■ Do this
Repeat, exactly and only, the lines from the beginning of the data through the line with "x = np.arange(1, len(timepoints) + 1)". Pictures are left out.

■ Saved entries
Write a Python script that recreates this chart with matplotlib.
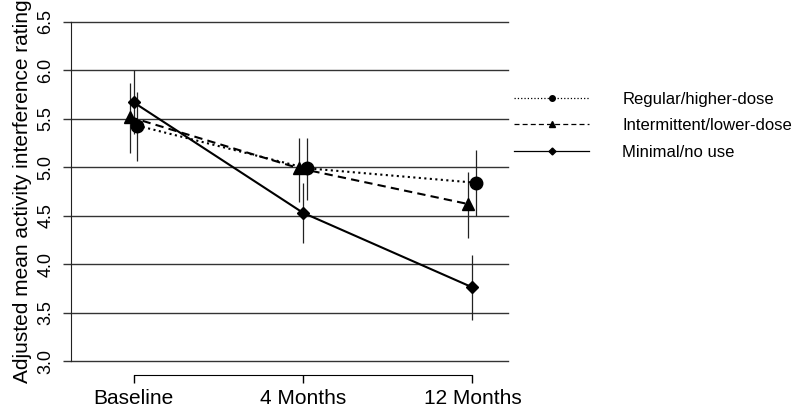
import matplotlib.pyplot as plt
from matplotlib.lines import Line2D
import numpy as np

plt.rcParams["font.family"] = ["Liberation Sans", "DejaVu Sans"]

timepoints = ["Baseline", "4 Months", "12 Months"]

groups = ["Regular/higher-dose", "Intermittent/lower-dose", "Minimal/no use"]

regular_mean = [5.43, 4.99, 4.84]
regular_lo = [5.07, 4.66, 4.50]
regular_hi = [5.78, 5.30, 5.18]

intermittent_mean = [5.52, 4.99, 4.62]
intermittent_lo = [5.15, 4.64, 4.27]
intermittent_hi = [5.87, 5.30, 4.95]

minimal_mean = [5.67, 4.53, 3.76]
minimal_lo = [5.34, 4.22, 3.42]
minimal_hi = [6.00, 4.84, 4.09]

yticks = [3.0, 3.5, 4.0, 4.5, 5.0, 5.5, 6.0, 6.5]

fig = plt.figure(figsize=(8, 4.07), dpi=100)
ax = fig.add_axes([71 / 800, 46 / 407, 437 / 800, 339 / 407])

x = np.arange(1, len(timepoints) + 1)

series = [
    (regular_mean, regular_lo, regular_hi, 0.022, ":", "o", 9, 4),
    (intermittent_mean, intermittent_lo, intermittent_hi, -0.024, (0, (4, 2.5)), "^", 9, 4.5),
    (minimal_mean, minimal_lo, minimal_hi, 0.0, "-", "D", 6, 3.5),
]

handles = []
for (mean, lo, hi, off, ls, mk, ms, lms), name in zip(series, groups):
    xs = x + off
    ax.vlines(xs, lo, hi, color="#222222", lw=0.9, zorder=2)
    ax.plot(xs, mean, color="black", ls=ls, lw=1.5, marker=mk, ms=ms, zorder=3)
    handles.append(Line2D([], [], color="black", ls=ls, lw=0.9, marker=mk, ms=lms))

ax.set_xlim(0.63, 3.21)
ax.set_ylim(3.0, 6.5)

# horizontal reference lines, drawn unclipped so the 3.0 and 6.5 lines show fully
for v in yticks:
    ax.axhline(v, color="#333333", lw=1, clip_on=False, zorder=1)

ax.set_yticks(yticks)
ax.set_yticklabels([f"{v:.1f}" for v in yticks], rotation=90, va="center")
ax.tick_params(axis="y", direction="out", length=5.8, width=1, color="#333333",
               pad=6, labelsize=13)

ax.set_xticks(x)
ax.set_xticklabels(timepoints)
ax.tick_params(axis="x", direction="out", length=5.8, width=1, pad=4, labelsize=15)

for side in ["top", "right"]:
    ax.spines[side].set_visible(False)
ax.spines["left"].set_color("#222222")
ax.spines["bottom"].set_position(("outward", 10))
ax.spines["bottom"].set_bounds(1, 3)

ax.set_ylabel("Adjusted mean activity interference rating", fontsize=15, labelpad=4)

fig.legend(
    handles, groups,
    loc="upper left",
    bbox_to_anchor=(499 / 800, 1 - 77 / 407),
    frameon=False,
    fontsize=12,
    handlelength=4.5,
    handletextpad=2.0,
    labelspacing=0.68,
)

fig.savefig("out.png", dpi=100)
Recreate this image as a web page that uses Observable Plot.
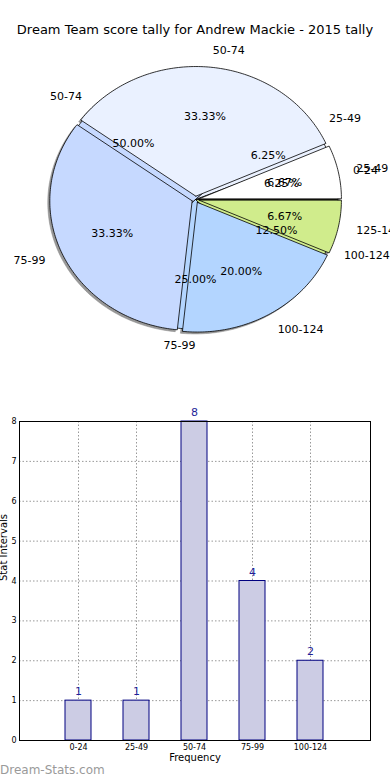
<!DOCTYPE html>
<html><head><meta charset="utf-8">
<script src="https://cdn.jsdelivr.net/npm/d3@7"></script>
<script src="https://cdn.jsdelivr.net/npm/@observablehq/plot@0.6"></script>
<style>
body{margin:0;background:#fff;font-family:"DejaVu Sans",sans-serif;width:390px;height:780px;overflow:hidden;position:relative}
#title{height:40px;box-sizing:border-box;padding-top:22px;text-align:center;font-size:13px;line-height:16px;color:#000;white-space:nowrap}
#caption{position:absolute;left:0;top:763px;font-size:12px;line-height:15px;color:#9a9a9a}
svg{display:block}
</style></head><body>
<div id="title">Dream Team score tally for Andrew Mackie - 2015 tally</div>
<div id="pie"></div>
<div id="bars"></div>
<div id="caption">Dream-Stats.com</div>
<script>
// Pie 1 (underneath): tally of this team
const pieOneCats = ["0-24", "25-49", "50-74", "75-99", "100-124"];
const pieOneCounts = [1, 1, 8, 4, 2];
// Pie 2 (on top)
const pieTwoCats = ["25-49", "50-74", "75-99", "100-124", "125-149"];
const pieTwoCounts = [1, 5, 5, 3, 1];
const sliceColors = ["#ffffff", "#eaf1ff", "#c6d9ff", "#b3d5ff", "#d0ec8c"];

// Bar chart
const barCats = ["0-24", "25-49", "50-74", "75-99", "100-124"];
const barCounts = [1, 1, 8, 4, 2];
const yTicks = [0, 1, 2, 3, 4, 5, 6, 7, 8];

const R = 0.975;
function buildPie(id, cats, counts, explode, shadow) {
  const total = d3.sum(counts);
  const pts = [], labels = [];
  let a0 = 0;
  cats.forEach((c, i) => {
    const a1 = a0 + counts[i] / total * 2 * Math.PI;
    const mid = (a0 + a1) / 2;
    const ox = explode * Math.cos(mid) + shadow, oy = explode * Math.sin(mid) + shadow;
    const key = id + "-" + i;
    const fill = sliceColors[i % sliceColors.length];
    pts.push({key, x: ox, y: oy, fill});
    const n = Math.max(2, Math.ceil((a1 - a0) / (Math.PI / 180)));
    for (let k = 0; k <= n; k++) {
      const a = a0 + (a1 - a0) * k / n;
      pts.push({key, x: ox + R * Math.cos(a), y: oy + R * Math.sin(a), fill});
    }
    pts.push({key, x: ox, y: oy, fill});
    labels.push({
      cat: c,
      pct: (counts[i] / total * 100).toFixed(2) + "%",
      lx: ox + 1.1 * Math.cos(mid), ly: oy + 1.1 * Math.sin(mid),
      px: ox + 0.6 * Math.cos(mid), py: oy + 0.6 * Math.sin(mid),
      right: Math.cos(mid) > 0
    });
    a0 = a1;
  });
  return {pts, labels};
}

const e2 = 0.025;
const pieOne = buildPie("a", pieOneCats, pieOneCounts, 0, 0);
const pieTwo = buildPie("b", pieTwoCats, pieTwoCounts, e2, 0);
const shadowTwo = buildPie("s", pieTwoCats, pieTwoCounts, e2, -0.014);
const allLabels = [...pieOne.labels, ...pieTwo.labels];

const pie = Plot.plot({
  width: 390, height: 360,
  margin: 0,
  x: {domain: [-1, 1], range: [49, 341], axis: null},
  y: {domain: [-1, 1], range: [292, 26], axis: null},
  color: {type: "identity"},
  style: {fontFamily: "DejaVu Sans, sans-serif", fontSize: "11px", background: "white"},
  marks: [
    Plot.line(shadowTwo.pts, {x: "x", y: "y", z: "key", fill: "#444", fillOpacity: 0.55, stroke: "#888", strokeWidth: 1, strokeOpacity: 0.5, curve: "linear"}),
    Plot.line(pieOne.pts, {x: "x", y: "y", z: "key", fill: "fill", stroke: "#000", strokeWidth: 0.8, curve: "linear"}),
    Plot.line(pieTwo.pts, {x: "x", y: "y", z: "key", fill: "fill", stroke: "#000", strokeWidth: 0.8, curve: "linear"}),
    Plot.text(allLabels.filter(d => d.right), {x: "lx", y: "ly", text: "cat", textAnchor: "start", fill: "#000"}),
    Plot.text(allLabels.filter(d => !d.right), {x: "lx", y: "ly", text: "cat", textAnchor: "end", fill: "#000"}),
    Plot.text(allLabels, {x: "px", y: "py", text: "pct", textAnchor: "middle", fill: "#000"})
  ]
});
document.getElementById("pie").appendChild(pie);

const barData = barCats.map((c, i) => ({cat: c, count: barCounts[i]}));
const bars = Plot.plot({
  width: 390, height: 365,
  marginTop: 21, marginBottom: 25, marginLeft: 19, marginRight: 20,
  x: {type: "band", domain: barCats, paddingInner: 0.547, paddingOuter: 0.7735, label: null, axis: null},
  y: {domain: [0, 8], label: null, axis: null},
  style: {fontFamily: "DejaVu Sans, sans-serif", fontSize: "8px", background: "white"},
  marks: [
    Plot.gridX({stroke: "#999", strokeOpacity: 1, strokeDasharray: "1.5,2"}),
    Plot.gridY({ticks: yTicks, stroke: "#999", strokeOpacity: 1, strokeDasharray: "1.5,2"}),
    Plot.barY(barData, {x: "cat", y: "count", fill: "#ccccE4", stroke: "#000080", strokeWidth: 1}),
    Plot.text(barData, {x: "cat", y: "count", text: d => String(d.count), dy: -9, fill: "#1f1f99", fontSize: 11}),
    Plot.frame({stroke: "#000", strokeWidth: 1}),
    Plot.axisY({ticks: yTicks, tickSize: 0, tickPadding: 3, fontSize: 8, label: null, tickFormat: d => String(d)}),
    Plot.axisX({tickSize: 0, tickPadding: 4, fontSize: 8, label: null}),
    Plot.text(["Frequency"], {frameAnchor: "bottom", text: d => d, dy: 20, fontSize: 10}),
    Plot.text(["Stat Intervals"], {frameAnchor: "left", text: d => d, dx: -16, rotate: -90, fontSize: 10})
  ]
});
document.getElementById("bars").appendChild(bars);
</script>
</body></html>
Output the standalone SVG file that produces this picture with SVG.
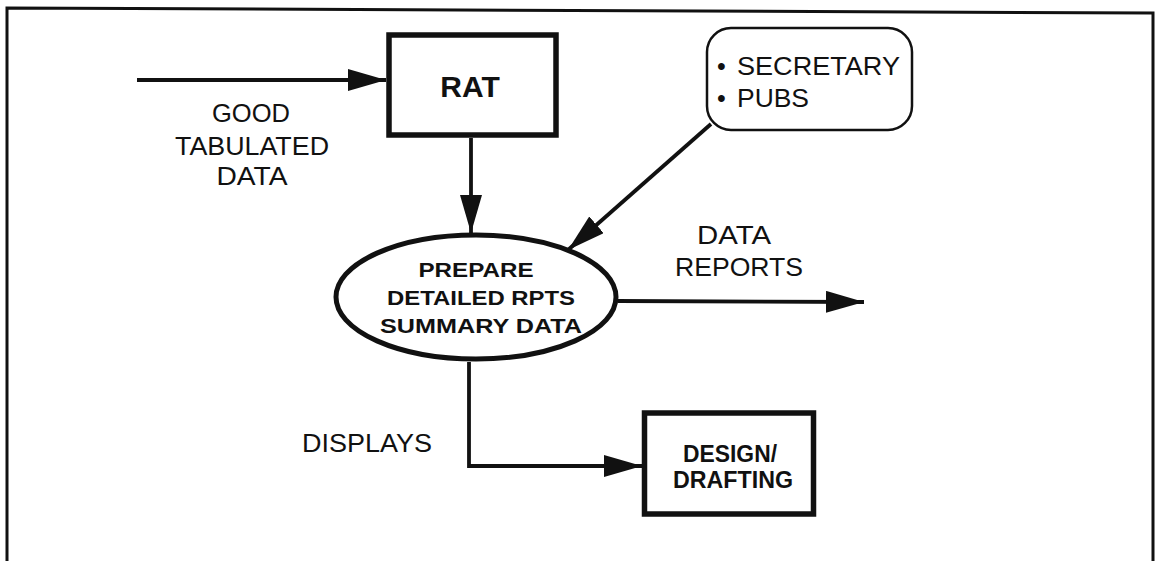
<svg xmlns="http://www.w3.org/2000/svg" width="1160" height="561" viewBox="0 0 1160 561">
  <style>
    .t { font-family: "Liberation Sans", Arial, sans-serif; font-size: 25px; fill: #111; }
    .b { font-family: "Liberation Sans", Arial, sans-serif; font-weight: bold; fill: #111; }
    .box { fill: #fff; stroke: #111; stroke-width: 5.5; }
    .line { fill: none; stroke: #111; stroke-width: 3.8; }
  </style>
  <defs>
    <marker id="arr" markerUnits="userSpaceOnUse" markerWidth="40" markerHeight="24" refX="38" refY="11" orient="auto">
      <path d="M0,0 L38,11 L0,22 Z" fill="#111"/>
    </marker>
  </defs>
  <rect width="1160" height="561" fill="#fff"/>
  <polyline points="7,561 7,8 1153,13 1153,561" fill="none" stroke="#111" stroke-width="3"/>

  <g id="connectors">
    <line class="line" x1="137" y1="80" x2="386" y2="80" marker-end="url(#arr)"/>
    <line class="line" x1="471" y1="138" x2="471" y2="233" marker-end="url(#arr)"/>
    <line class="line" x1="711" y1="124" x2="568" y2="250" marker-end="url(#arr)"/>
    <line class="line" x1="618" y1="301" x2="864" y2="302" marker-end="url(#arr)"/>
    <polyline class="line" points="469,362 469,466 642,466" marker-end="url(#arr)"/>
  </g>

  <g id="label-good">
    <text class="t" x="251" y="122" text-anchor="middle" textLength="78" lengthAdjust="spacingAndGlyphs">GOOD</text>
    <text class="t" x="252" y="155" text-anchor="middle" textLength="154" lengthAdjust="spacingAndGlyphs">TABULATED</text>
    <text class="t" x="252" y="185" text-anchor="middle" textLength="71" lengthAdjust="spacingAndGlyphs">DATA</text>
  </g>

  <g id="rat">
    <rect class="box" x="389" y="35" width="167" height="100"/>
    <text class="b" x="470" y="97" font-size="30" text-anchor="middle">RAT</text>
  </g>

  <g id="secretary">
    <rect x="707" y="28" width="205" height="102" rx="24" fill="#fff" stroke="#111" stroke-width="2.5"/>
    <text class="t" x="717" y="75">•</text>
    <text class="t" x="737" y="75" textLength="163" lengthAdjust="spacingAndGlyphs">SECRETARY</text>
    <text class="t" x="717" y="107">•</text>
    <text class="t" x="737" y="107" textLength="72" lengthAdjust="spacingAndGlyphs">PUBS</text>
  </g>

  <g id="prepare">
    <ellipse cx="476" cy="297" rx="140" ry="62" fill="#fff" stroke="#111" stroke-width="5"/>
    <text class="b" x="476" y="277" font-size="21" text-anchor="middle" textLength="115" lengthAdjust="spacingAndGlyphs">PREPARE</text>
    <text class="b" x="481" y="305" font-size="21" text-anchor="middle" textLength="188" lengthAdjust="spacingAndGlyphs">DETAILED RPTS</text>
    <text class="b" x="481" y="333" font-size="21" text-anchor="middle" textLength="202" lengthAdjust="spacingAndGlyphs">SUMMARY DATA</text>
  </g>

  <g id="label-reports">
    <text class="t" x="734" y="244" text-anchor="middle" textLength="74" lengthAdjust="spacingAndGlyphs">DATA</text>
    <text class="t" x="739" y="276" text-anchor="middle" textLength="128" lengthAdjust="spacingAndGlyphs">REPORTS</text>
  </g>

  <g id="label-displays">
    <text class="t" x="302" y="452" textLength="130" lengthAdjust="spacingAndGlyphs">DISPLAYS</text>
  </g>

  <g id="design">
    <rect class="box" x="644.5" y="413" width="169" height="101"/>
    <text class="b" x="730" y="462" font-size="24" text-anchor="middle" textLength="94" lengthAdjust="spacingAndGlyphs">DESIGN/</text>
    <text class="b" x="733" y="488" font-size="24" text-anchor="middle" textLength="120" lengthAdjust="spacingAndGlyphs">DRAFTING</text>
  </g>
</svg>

■ Response for this exercise
Write a Python script that recreates this chart with matplotlib.
import matplotlib.pyplot as plt
from matplotlib.lines import Line2D
import numpy as np

plt.rcParams["font.family"] = ["Liberation Sans", "DejaVu Sans"]

timepoints = ["Baseline", "4 Months", "12 Months"]

groups = ["Regular/higher-dose", "Intermittent/lower-dose", "Minimal/no use"]

regular_mean = [5.43, 4.99, 4.84]
regular_lo = [5.07, 4.66, 4.50]
regular_hi = [5.78, 5.30, 5.18]

intermittent_mean = [5.52, 4.99, 4.62]
intermittent_lo = [5.15, 4.64, 4.27]
intermittent_hi = [5.87, 5.30, 4.95]

minimal_mean = [5.67, 4.53, 3.76]
minimal_lo = [5.34, 4.22, 3.42]
minimal_hi = [6.00, 4.84, 4.09]

yticks = [3.0, 3.5, 4.0, 4.5, 5.0, 5.5, 6.0, 6.5]

fig = plt.figure(figsize=(8, 4.07), dpi=100)
ax = fig.add_axes([71 / 800, 46 / 407, 437 / 800, 339 / 407])

x = np.arange(1, len(timepoints) + 1)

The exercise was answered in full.